The British government’s devious, cynical, hypocritical energy policy has just unravelled horribly – with the leak to The Ecologist of a private ministerial letter which admits that Britain hasn’t a hope of meeting its legally-mandated “clean energy” targets.
Officially, Britain’s line is that David Cameron’s self-styled “greenest government ever” is well on course to deliver on the promise Energy Secretary Amber Rudd made in June this year when she told parliament:
“The renewable electricity programme aims to deliver at least 30% of the UK’s electricity demand from renewables by 2020. We are on course to achieve this objective. Renewables already make up almost 20% of our electricity generation and there is a strong pipeline to deliver the rest.”

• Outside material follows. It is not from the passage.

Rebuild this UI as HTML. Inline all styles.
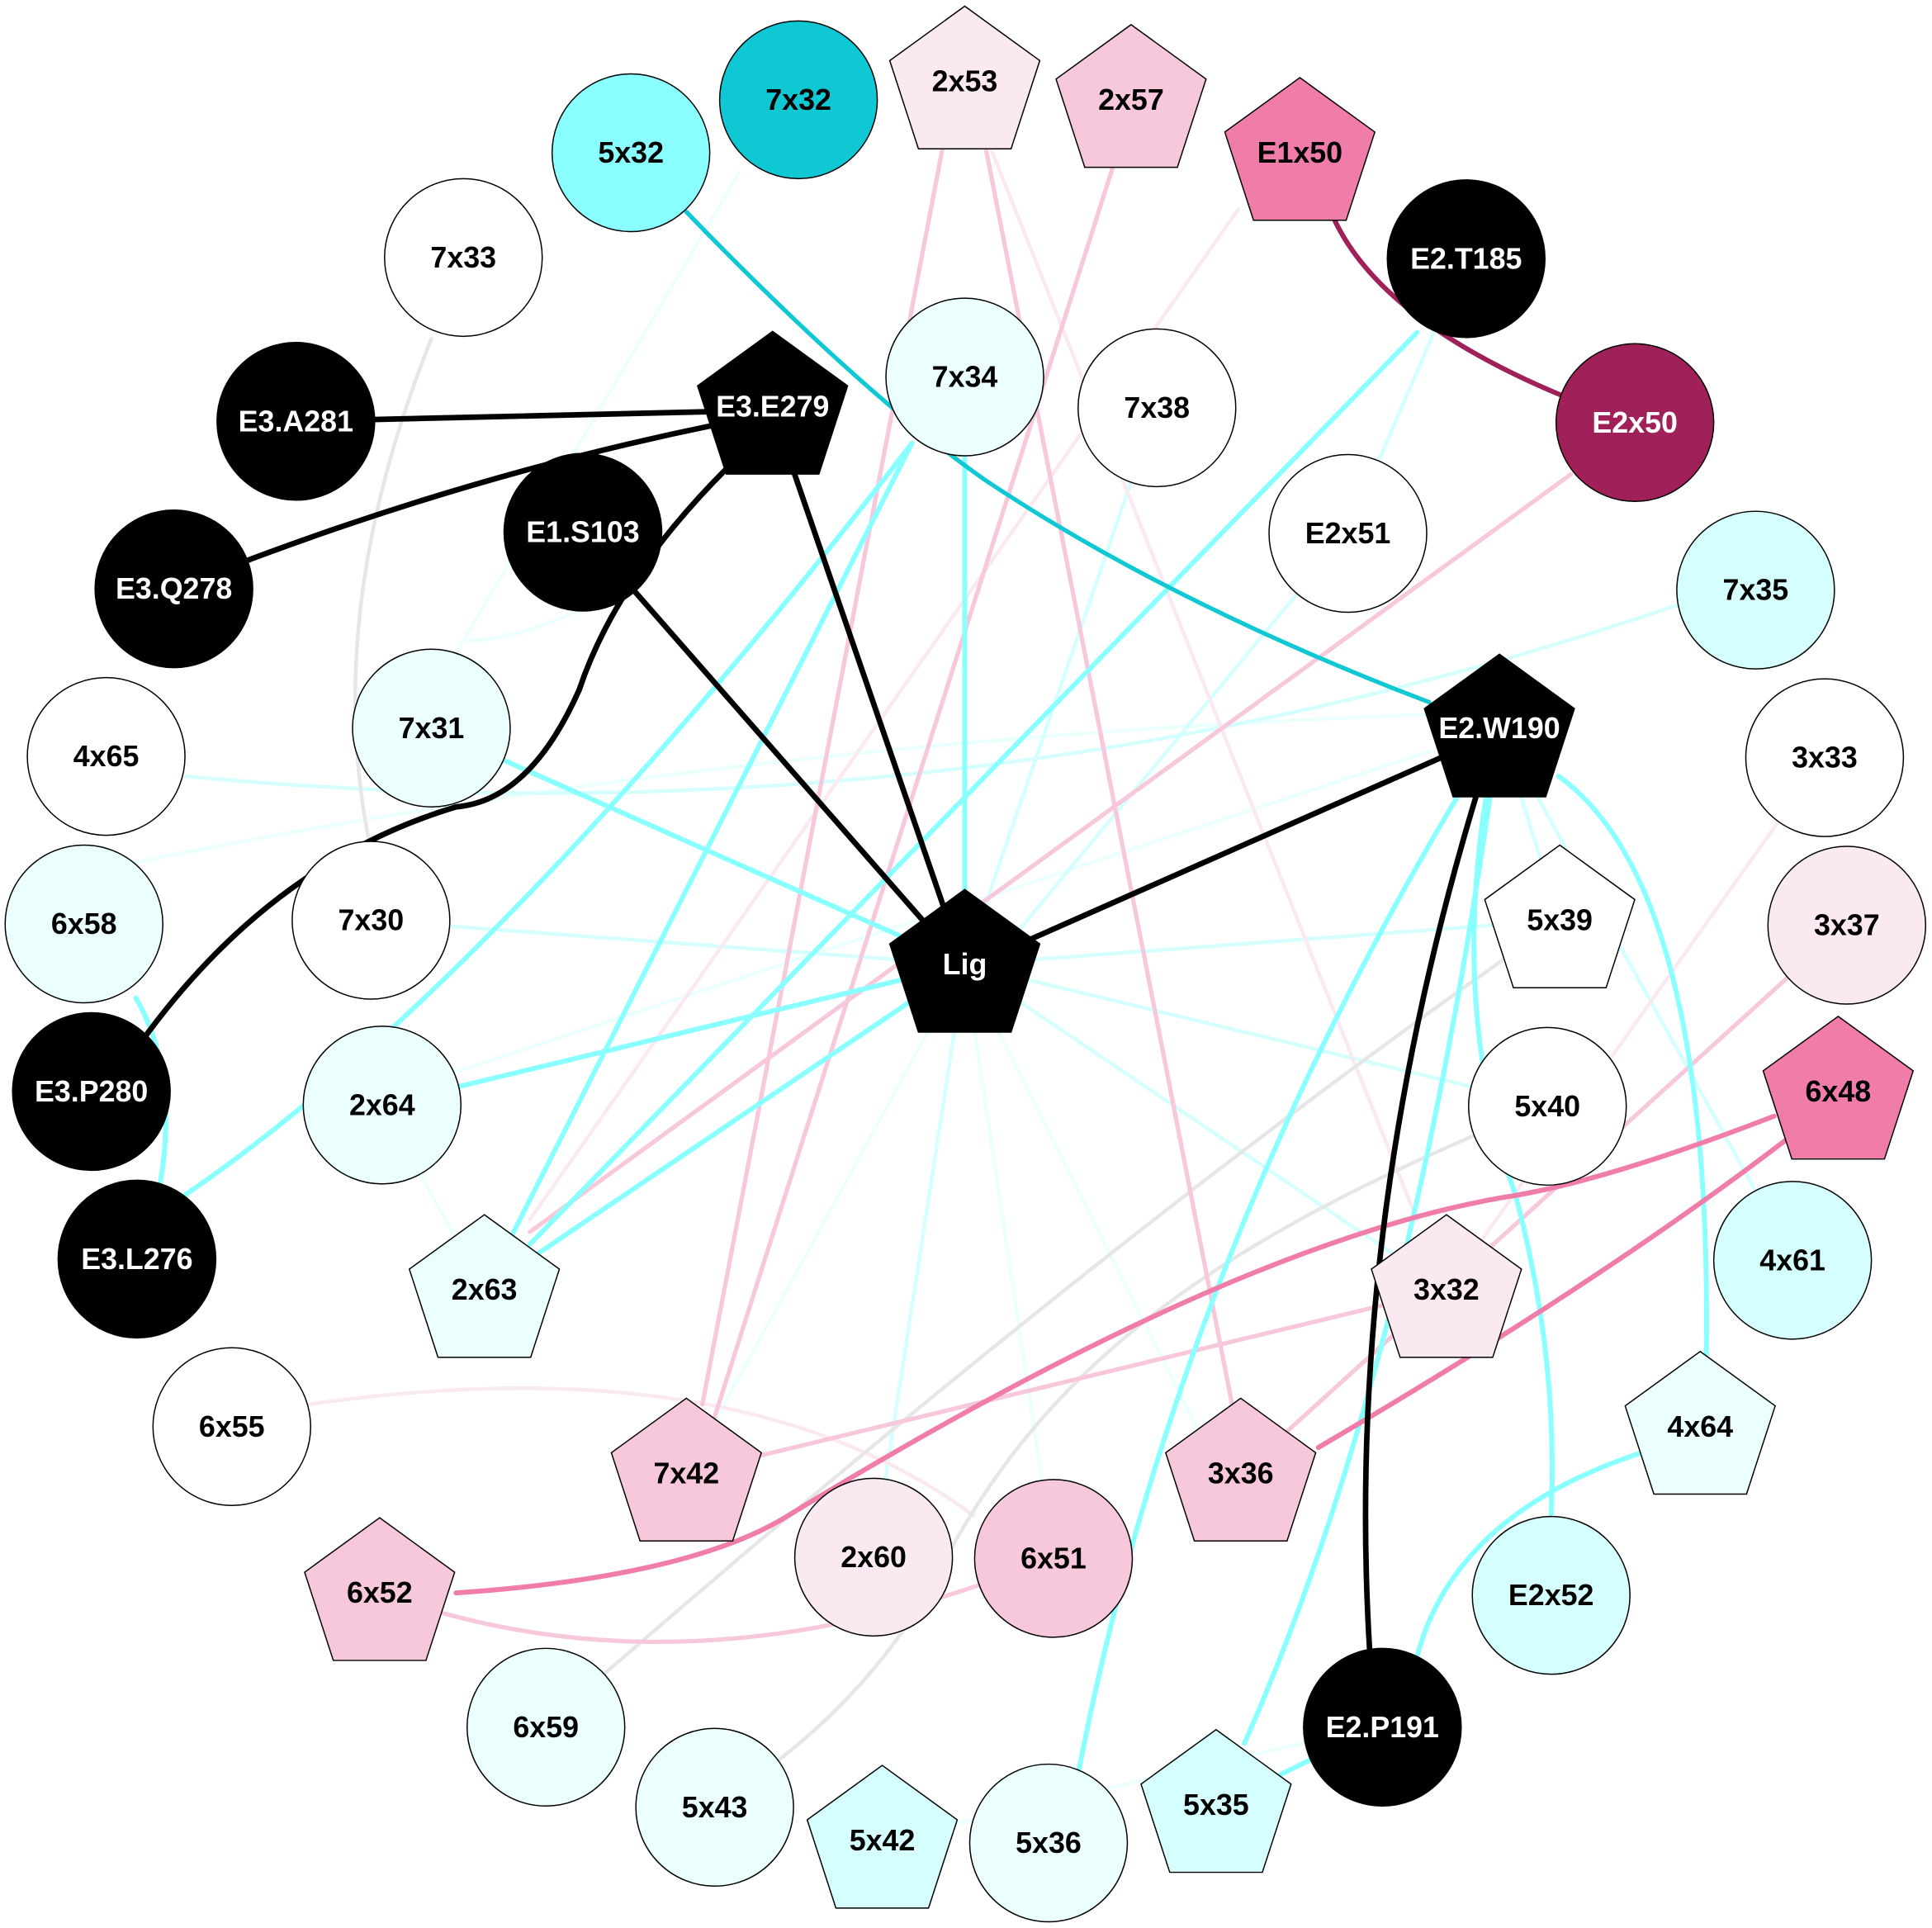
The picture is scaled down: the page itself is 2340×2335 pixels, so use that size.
<!DOCTYPE html>
<html><head><meta charset="utf-8"><style>
html,body{margin:0;padding:0;background:#fff}
svg{display:block}
text{font-family:"Liberation Sans",Arial,sans-serif;font-weight:bold;font-size:24px;text-anchor:middle;dominant-baseline:central}
</style></head><body>
<svg width="2340" height="2335" viewBox="0 0 1568 1565" xmlns="http://www.w3.org/2000/svg">
<defs>
<polygon id="p" points="0,-64 60.9,-19.8 37.6,51.8 -37.6,51.8 -60.9,-19.8" stroke="#000" stroke-width="1"/>
</defs>
<g fill="none" stroke-linecap="round">
<g stroke="#eafffe" stroke-width="3">
<path d="M600,140 L370,530"/>
<path d="M1160,580 Q600,600 110,700"/>
<path d="M370,870 L1160,610"/>
<path d="M783,783 L990,1196"/>
<path d="M783,783 L855,1264"/>
<path d="M783,783 L557,1196"/>
<path d="M716,1494 L1122,1400"/>
<path d="M520,470 Q430,520 380,520"/>
<path d="M310,897 L393,1047"/>
</g>
<g stroke="#d4fffe" stroke-width="3">
<path d="M1190,209 L1094,432"/>
<path d="M939,330 L783,783"/>
<path d="M301,747 L783,783"/>
<path d="M783,783 L1266,747"/>
<path d="M783,783 L1256,897"/>
<path d="M783,783 L1174,1047"/>
<path d="M783,783 L709,1262"/>
<path d="M150,630 Q780,690 1365,490"/>
<path d="M1217,591 L1266,747"/>
<path d="M1217,591 L1455,1021"/>
<path d="M1094,432 L790,800"/>
</g>
<g stroke="#fbe9f1" stroke-width="3">
<path d="M1005,170 L430,990"/>
<path d="M800,110 L1150,990"/>
<path d="M1481,614 L1174,1047"/>
<path d="M250,1140 Q600,1090 790,1230"/>
</g>
<g stroke="#e6e6e6" stroke-width="3">
<path d="M350,275 Q260,500 301,690"/>
<path d="M1266,747 Q900,1000 443,1400"/>
<path d="M1256,897 C1000,1000 850,1100 760,1280 Q700,1390 580,1465"/>
</g>
<g stroke="#f7c7dc" stroke-width="3.5">
<path d="M765,120 L570,1140"/>
<path d="M800,120 L1000,1140"/>
<path d="M905,130 L580,1150"/>
<path d="M1275,385 L430,1000"/>
<path d="M1499,750 L1007,1196"/>
<path d="M1174,1047 L557,1196"/>
<path d="M308,1293 Q560,1385 855,1264"/>
</g>
<g stroke="#8affff" stroke-width="4">
<path d="M783,305 L783,783"/>
<path d="M740,360 L393,1047"/>
<path d="M1150,270 L430,1010"/>
<path d="M350,591 L783,783"/>
<path d="M310,897 L783,783"/>
<path d="M393,1047 L783,783"/>
<path d="M740,360 Q400,800 150,970"/>
<path d="M110,810 Q145,870 130,960"/>
<path d="M1217,591 Q960,1000 875,1440"/>
<path d="M1217,591 Q1150,1100 1010,1415"/>
<path d="M1217,591 Q1170,800 1230,970 Q1265,1100 1259,1230"/>
<path d="M1265,630 Q1390,720 1385,1100"/>
<path d="M1330,1180 Q1180,1230 1150,1345"/>
<path d="M1122,1400 L1040,1440"/>
</g>
<path d="M557,172 Q700,320 800,390 Q950,490 1160,570" stroke="#10c8d4" stroke-width="3.5"/>
<path d="M1082,176 Q1120,260 1270,322" stroke="#a0205a" stroke-width="4"/>
<g stroke="#f07caa" stroke-width="4">
<path d="M1440,906 Q1300,960 1220,972 Q1000,1010 640,1230 Q560,1280 370,1293"/>
<path d="M1450,925 Q1300,1040 1070,1175"/>
</g>
<g stroke="#000" stroke-width="4.5">
<path d="M240,342 L627,333"/>
<path d="M141,478 Q360,390 580,345"/>
<path d="M627,333 L783,786"/>
<path d="M473,432 L783,786"/>
<path d="M590,380 Q500,470 470,560 Q430,650 370,655 Q220,700 115,845"/>
<path d="M1217,594 L783,786"/>
<path d="M1200,640 Q1090,1000 1112,1345"/>
</g>
</g>
<g stroke="#000" stroke-width="1">
<circle cx="648" cy="81" r="64" fill="#10c8d4"/>
<circle cx="512" cy="124" r="64" fill="#8affff"/>
<circle cx="376" cy="209" r="64" fill="#fff"/>
<circle cx="240" cy="342" r="64" fill="#000"/>
<circle cx="141" cy="478" r="64" fill="#000"/>
<circle cx="473" cy="432" r="64" fill="#000"/>
<circle cx="86" cy="614" r="64" fill="#fff"/>
<circle cx="350" cy="591" r="64" fill="#eafffe"/>
<circle cx="68" cy="750" r="64" fill="#eafffe"/>
<circle cx="301" cy="747" r="64" fill="#fff"/>
<circle cx="74" cy="886" r="64" fill="#000"/>
<circle cx="310" cy="897" r="64" fill="#eafffe"/>
<circle cx="111" cy="1022" r="64" fill="#000"/>
<circle cx="188" cy="1158" r="64" fill="#fff"/>
<circle cx="709" cy="1264" r="64" fill="#fbe9f1"/>
<circle cx="855" cy="1265" r="64" fill="#f7c7dc"/>
<circle cx="443" cy="1402" r="64" fill="#eafffe"/>
<circle cx="580" cy="1467" r="64" fill="#eafffe"/>
<circle cx="851" cy="1496" r="64" fill="#eafffe"/>
<circle cx="1122" cy="1402" r="64" fill="#000"/>
<circle cx="1259" cy="1295" r="64" fill="#d4fffe"/>
<circle cx="1455" cy="1023" r="64" fill="#d4fffe"/>
<circle cx="1256" cy="898" r="64" fill="#fff"/>
<circle cx="1499" cy="751" r="64" fill="#fbe9f1"/>
<circle cx="1481" cy="615" r="64" fill="#fff"/>
<circle cx="1425" cy="479" r="64" fill="#d4fffe"/>
<circle cx="1094" cy="433" r="64" fill="#fff"/>
<circle cx="1327" cy="343" r="64" fill="#a0205a"/>
<circle cx="1190" cy="210" r="64" fill="#000"/>
<circle cx="939" cy="331" r="64" fill="#fff"/>
<circle cx="783" cy="306" r="64" fill="#eafffe"/>
</g>
<use href="#p" x="783" y="69" fill="#fbe9f1"/>
<use href="#p" x="918" y="84" fill="#f7c7dc"/>
<use href="#p" x="1055" y="127" fill="#f07caa"/>
<use href="#p" x="627" y="333" fill="#000"/>
<use href="#p" x="1217" y="595" fill="#000"/>
<use href="#p" x="783" y="786" fill="#000"/>
<use href="#p" x="1266" y="750" fill="#fff"/>
<use href="#p" x="1492" y="889" fill="#f07caa"/>
<use href="#p" x="393" y="1050" fill="#eafffe"/>
<use href="#p" x="1174" y="1050" fill="#fbe9f1"/>
<use href="#p" x="1380" y="1161" fill="#eafffe"/>
<use href="#p" x="557" y="1199" fill="#f7c7dc"/>
<use href="#p" x="1007" y="1199" fill="#f7c7dc"/>
<use href="#p" x="308" y="1296" fill="#f7c7dc"/>
<use href="#p" x="716" y="1497" fill="#d4fffe"/>
<use href="#p" x="987" y="1468" fill="#d4fffe"/>
<g fill="#000">
<text x="648" y="81">7x32</text>
<text x="512" y="124">5x32</text>
<text x="376" y="209">7x33</text>
<text x="86" y="614">4x65</text>
<text x="350" y="591">7x31</text>
<text x="68" y="750">6x58</text>
<text x="301" y="747">7x30</text>
<text x="310" y="897">2x64</text>
<text x="188" y="1158">6x55</text>
<text x="709" y="1264">2x60</text>
<text x="855" y="1265">6x51</text>
<text x="443" y="1402">6x59</text>
<text x="580" y="1467">5x43</text>
<text x="851" y="1496">5x36</text>
<text x="1259" y="1295">E2x52</text>
<text x="1455" y="1023">4x61</text>
<text x="1256" y="898">5x40</text>
<text x="1499" y="751">3x37</text>
<text x="1481" y="615">3x33</text>
<text x="1425" y="479">7x35</text>
<text x="1094" y="433">E2x51</text>
<text x="939" y="331">7x38</text>
<text x="783" y="306">7x34</text>
<text x="783" y="66">2x53</text>
<text x="918" y="81">2x57</text>
<text x="1055" y="124">E1x50</text>
<text x="1266" y="747">5x39</text>
<text x="1492" y="886">6x48</text>
<text x="393" y="1047">2x63</text>
<text x="1174" y="1047">3x32</text>
<text x="1380" y="1158">4x64</text>
<text x="557" y="1196">7x42</text>
<text x="1007" y="1196">3x36</text>
<text x="308" y="1293">6x52</text>
<text x="716" y="1494">5x42</text>
<text x="987" y="1465">5x35</text>
</g>
<g fill="#fff">
<text x="240" y="342">E3.A281</text>
<text x="141" y="478">E3.Q278</text>
<text x="473" y="432">E1.S103</text>
<text x="74" y="886">E3.P280</text>
<text x="111" y="1022">E3.L276</text>
<text x="1122" y="1402">E2.P191</text>
<text x="1327" y="343">E2x50</text>
<text x="1190" y="210">E2.T185</text>
<text x="627" y="330">E3.E279</text>
<text x="1217" y="591">E2.W190</text>
<text x="783" y="783">Lig</text>
</g>
</svg>
</body></html>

Unofficially, this is but a pipe dream. Rudd admits this in the leaked letter, which was supposed only to have been seen by senior ministers and civil servants.
“The trajectory then increases substantially, and currently leads to a shortfall against the target in 2020 of around 50 TWh (with a range of 32 – 67TWh) or 3.5% points (with a range of 2.1 – 4.5% points) in our internal central forecasts (which are not public). Publically we are clear that the UK continues to make progress to meet the target.”
What this means is that Britain is going to fall about 25 per cent short of its renewable energy targets by 2020.
None of this would remotely matter, of course, if these targets were just notional aspirations. Unfortunately they are legally binding thanks to the 2008 Climate Change Act which only five MPs voted against and which everyone else voted for – including most of the Cabinet and the Prime Minister David Cameron. So Britain – unlike any other country in Europe – actually has to meet these targets or face judicial review, not to mention enormous fines imposed by the European Court of Justice.
All of this was entirely foreseeable.
As critics like Christopher Booker have been arguing since it was signed, the Climate Change Act was the most mindlessly expensive and pointless legislation in British parliamentary history. Originally estimated to cost the taxpayer £18 billion a year every year till 2050 (a total of £734 billion), it is now more realistically reckoned (by the International Energy Agency and the EU itself) that it will cost closer to £1.5 trillion.
Much of the blame for this lies with disastrous former Labour leader Ed Miliband who, in a fit of zeal in his role as Britain’s first Energy and Climate Change secretary, decided to make the energy targets even more stringent and hopelessly unattainable than had originally be proposed. Another culprit is Bryony Worthington – now speaking up for eco-lunacy in the House of Lords as Baroness Worthington – a climate activist from the hard-left environmental group Friends of the Earth who, bizarrely, was given carte blanche by the government to write Britain’s renewable energy policy.
But still the disaster might yet have been averted – or at least the damage mitigated – had the then leader of the opposition, David Cameron, chose to subject the proposed bill to closer scrutiny. Cameron didn’t because he has never been much interested in detail and because he was on a mission to “detoxify” the Conservative brand by trying to outflank the left on environmental issues. (“Vote blue, go green”, as the slogan had it).
The situation only worsened in the Coalition years when Cameron decided to hand the keys to the Department of Energy and Climate Change to his rabidly green, economically illiterate Coalition partners the Liberal Democrats.
What this meant was that all the very worst environmental ideas inherited from the Labour era under Tony Blair and Gordon Brown were now entrenched under administration were the Prime Minister was supposed to be Conservative.
Though Cameron has long since lost patience with the environmental lobby (“cut the green crap” as he put it to one of his ministers), he has been forced publicly to pretend otherwise a) so as not to rock the boat with his EU partners b) because he hates confrontation c) because it suits his party’s centrist image to wrap itself in faux-greenery and d) because there’s nothing he can do to stop it without hours of parliamentary argy bargy because thanks to the Climate Change Act its green policies are embedded in law.
Up till now, his solution has been a characteristic fudge. Appoint a minister – Amber Rudd – who makes all the right green noises but who is yet prepared mercilessly to slash all Britain’s unaffordable green measures: cutting subsidies for solar “farms”; halting the growth of onshore wind “farms”; removing tax relief for investors in “community” renewable energy projects; etc.
Unfortunately the greenies have now noticed – and found a smoking gun – as inevitably they were always going to.
Thanks to this leak to The Ecologist – no doubt by one of the green ideologues who infest the Civil Service – Rudd can expect an extremely rough ride this morning from parliament’s Energy and Climate Change Committee. Most of its members are fully-paid-up believers in man-made climate change.